Cartography is an art and a science, yet adventurers running through a daedalus of underground caves and passages while being pursued by evil creatures draw maps with extreme precision. I hate that. So I have developed a way to screw the players over when they’re trying to find their way out of a maze.
Never draw precise maps
Drawing maps that reflect the time characters spend on cartography is one of my favorite dungeon master tricks. Unless the players are taking the time to map their surroundings professionally – which could take hours if not days – I will not draw the maps professionally either.
- Wrong scale. I will not draw the exact dimensions of any large location. If it’s more than 30 feet long or wide it becomes harder to estimate the real size of a room or passage.

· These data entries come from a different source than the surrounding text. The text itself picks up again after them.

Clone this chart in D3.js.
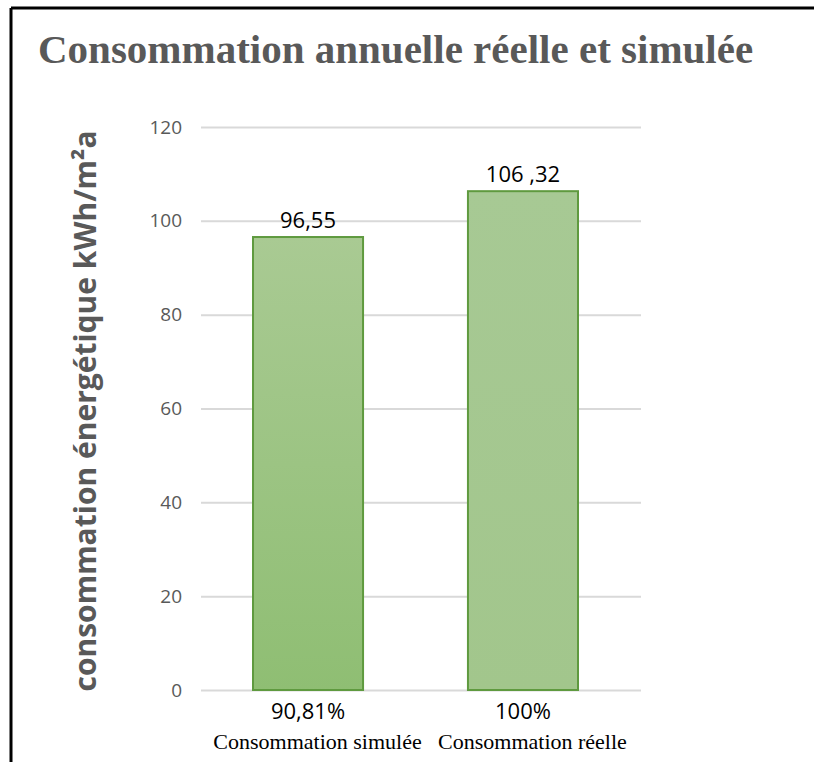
<!DOCTYPE html>
<html>
<head>
<meta charset="utf-8">
<script src="https://cdn.jsdelivr.net/npm/d3@7"></script>
<style>
  html, body { margin: 0; padding: 0; background: #fff; }
  svg { display: block; }
</style>
</head>
<body>
<svg id="chart" width="814" height="762"></svg>
<script>
// Annual energy consumption: simulated vs measured (kWh/m²a)
const categories = ["Consommation simulée", "Consommation réelle"];
const values = [96.55, 106.32];
const valueLabels = ["96,55", "106 ,32"];
const shareLabels = ["90,81%", "100%"];
const yTicks = [0, 20, 40, 60, 80, 100, 120];

const svg = d3.select("#chart");
const W = 814, H = 762;
const sans = "'Open Sans', 'Noto Sans', sans-serif";
const serif = "'Liberation Serif', 'Times New Roman', serif";

// outer frame (top and left edges)
svg.append("line").attr("x1", 11).attr("x2", W).attr("y1", 8).attr("y2", 8)
  .attr("stroke", "#000").attr("stroke-width", 3);
svg.append("line").attr("x1", 11).attr("x2", 11).attr("y1", 8).attr("y2", H)
  .attr("stroke", "#000").attr("stroke-width", 3);

// title
svg.append("text")
  .attr("x", 38).attr("y", 63)
  .attr("font-family", serif)
  .attr("font-weight", "bold")
  .attr("font-size", 41)
  .attr("fill", "#595959")
  .text("Consommation annuelle réelle et simulée");

const plot = { left: 201, right: 641, top: 127, bottom: 690 };

const y = d3.scaleLinear().domain([0, 120]).range([plot.bottom, plot.top]);
const x = d3.scaleBand().domain(categories).range([253, 578]).paddingInner(0.488).paddingOuter(0);

// gridlines
const grid = svg.append("g")
  .attr("transform", `translate(${plot.left},0)`)
  .call(d3.axisLeft(y).tickValues(yTicks).tickSize(-(plot.right - plot.left)).tickFormat(""));
grid.select(".domain").remove();
grid.selectAll(".tick line").attr("stroke", "#d9d9d9").attr("stroke-width", 2);

// y tick labels
const yAxis = svg.append("g")
  .attr("transform", `translate(${plot.left - 19},0)`)
  .call(d3.axisLeft(y).tickValues(yTicks).tickSize(0).tickPadding(0));
yAxis.select(".domain").remove();
yAxis.selectAll("text")
  .attr("font-family", sans)
  .attr("font-size", 19)
  .attr("fill", "#595959");

// bar gradients
const defs = svg.append("defs");
const gradStops = [["#a9ca93", "#8fbe73"], ["#a7c994", "#a2c68c"]];
gradStops.forEach((s, i) => {
  const g = defs.append("linearGradient").attr("id", "barGrad" + i)
    .attr("x1", 0).attr("y1", 0).attr("x2", 0).attr("y2", 1);
  g.append("stop").attr("offset", "0%").attr("stop-color", s[0]);
  g.append("stop").attr("offset", "100%").attr("stop-color", s[1]);
});

// bars
svg.append("g").selectAll("rect")
  .data(values)
  .join("rect")
  .attr("x", (d, i) => x(categories[i]))
  .attr("y", d => y(d))
  .attr("width", x.bandwidth())
  .attr("height", d => y(0) - y(d))
  .attr("fill", (d, i) => `url(#barGrad${i})`)
  .attr("stroke", "#5f9a3f")
  .attr("stroke-width", 2);

// value labels
svg.append("g").selectAll("text")
  .data(values)
  .join("text")
  .attr("x", (d, i) => x(categories[i]) + x.bandwidth() / 2)
  .attr("y", d => y(d) - 9)
  .attr("text-anchor", "middle")
  .attr("font-family", sans)
  .attr("font-size", 22)
  .attr("fill", "#000")
  .text((d, i) => valueLabels[i]);

// share labels under bars
svg.append("g").selectAll("text")
  .data(shareLabels)
  .join("text")
  .attr("x", (d, i) => x(categories[i]) + x.bandwidth() / 2)
  .attr("y", 719)
  .attr("text-anchor", "middle")
  .attr("font-family", sans)
  .attr("font-size", 22)
  .attr("fill", "#000")
  .text(d => d);

// category labels
svg.append("g").selectAll("text")
  .data(categories)
  .join("text")
  .attr("x", d => x(d) + x.bandwidth() / 2 + 9.5)
  .attr("y", 749)
  .attr("text-anchor", "middle")
  .attr("font-family", serif)
  .attr("font-size", 22)
  .attr("fill", "#000")
  .text(d => d);

// y axis title
svg.append("text")
  .attr("transform", `translate(96, 411) rotate(-90)`)
  .attr("text-anchor", "middle")
  .attr("font-family", sans)
  .attr("font-weight", "bold")
  .attr("font-size", 30)
  .attr("fill", "#595959")
  .text("consommation énergétique kWh/m²a");
</script>
</body>
</html>
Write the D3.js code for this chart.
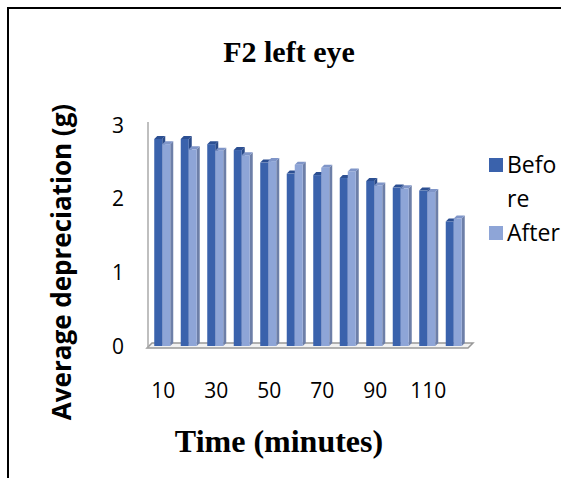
<!DOCTYPE html>
<html><head><meta charset="utf-8">
<script src="https://cdn.jsdelivr.net/npm/d3@7"></script>
<style>body{margin:0;background:#fff;}svg{display:block;}</style>
</head><body>
<svg id="c" width="561" height="478"></svg>
<script>
const categories = ["10","20","30","40","50","60","70","80","90","100","110","120"];
const before = [2.81, 2.81, 2.74, 2.66, 2.49, 2.34, 2.32, 2.28, 2.24, 2.15, 2.11, 1.69];
const after  = [2.74, 2.67, 2.65, 2.59, 2.51, 2.46, 2.42, 2.37, 2.18, 2.14, 2.09, 1.73];
const yTicks = [0, 1, 2, 3];
const xLabels = ["10","30","50","70","90","110"];

const svg = d3.select("#c");
// frame
svg.append("path").attr("d","M8,478 L8,8 L561,8").attr("fill","none").attr("stroke","#000").attr("stroke-width",2);

const x = d3.scaleBand().domain(categories).range([150, 468]);
const y = d3.scaleLinear().domain([0,3]).range([346, 125]);
const base = y(0);
const dx = 3, dy = -3;

// floor
svg.append("path")
  .attr("d",`M147,${base+2} L${x.range()[1]},${base+2} L${x.range()[1]+5},${base-3} L152,${base-3} Z`)
  .attr("fill","#f2f2f2").attr("stroke","#999").attr("stroke-width",1.5);
// y axis line
svg.append("line").attr("x1",148).attr("x2",148).attr("y1",y(3)-3).attr("y2",base+2)
  .attr("stroke","#aaa").attr("stroke-width",1.5);

const series = [
  {vals: before, front:"#3A62AC", side:"#2A4A88", top:"#2C4F92", off:-8},
  {vals: after,  front:"#8EA5D7", side:"#6D7FA8", top:"#7F95C8", off:0}
];
const w = 8;
series.forEach(s => {
  const g = svg.append("g");
  categories.forEach((c,i) => {
    const x0 = x(c) + x.bandwidth()/2 - 1 + s.off;
    const yt = y(s.vals[i]);
    g.append("path").attr("d",`M${x0+w},${yt} L${x0+w+dx},${yt+dy} L${x0+w+dx},${base+dy} L${x0+w},${base} Z`).attr("fill",s.side);
    g.append("path").attr("d",`M${x0},${yt} L${x0+dx},${yt+dy} L${x0+w+dx},${yt+dy} L${x0+w},${yt} Z`).attr("fill",s.top);
    g.append("rect").attr("x",x0).attr("y",yt).attr("width",w).attr("height",base-yt).attr("fill",s.front);
  });
});

const sans = "'Open Sans', sans-serif";
const serif = "'Liberation Serif', 'Times New Roman', serif";
// y tick labels
svg.selectAll(".yt").data(yTicks).enter().append("text")
  .attr("x",124).attr("y",d=>y(d)).attr("dy","0.36em").attr("text-anchor","end")
  .attr("font-family",sans).attr("font-size",21).attr("fill","#000").text(d=>d);
// x tick labels
svg.selectAll(".xt").data(xLabels).enter().append("text")
  .attr("x",d=>x(d)+x.bandwidth()/2).attr("y",398).attr("text-anchor","middle")
  .attr("font-family",sans).attr("font-size",21).attr("fill","#000").text(d=>d);

// titles
svg.append("text").attr("x",289).attr("y",62).attr("text-anchor","middle")
  .attr("font-family",serif).attr("font-weight","bold").attr("font-size",30).text("F2 left eye");
svg.append("text").attr("x",279).attr("y",452).attr("text-anchor","middle")
  .attr("font-family",serif).attr("font-weight","bold").attr("font-size",32).text("Time (minutes)");
svg.append("text").attr("transform","translate(71,262) rotate(-90)").attr("text-anchor","middle")
  .attr("font-family",sans).attr("font-weight","bold").attr("font-size",26).text("Average depreciation (g)");

// legend
const leg = [{name:["Befo","re"], color:"#3A62AC", y:158},{name:["After"], color:"#8EA5D7", y:226}];
leg.forEach(l => {
  svg.append("rect").attr("x",489).attr("y",l.y).attr("width",14).attr("height",14).attr("fill",l.color);
  const t = svg.append("text").attr("x",507).attr("y",l.y+15).attr("font-family",sans).attr("font-size",23);
  l.name.forEach((n,k)=> t.append("tspan").attr("x",507).attr("dy",k?34:0).text(n));
});
</script>
</body></html>
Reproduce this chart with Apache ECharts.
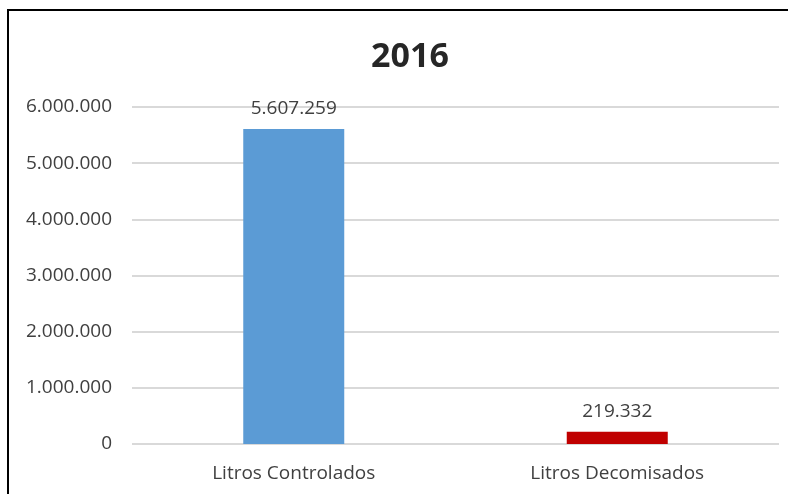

- Small drawing area. I perfected this technique unknowingly. I’ve often played D&D on a small table and a smaller drawing map. So I had to constantly erase what I just drew as the characters advanced in their dungeon crawl.
A quick reproduction of
what I call a graphic break
which higlights my lack of
graphic design skills.
Graphic breaks. There’s probably a technical term for this. I draw part of a map and when I run out of room I add a break (see picture) and keep drawing on some other blank area of the map. That way I don’t have to erase the whole map all the time and whatever I’m drawing becomes a jumble of lines and breaks very quickly – hopefully confusing the players and getting them lost.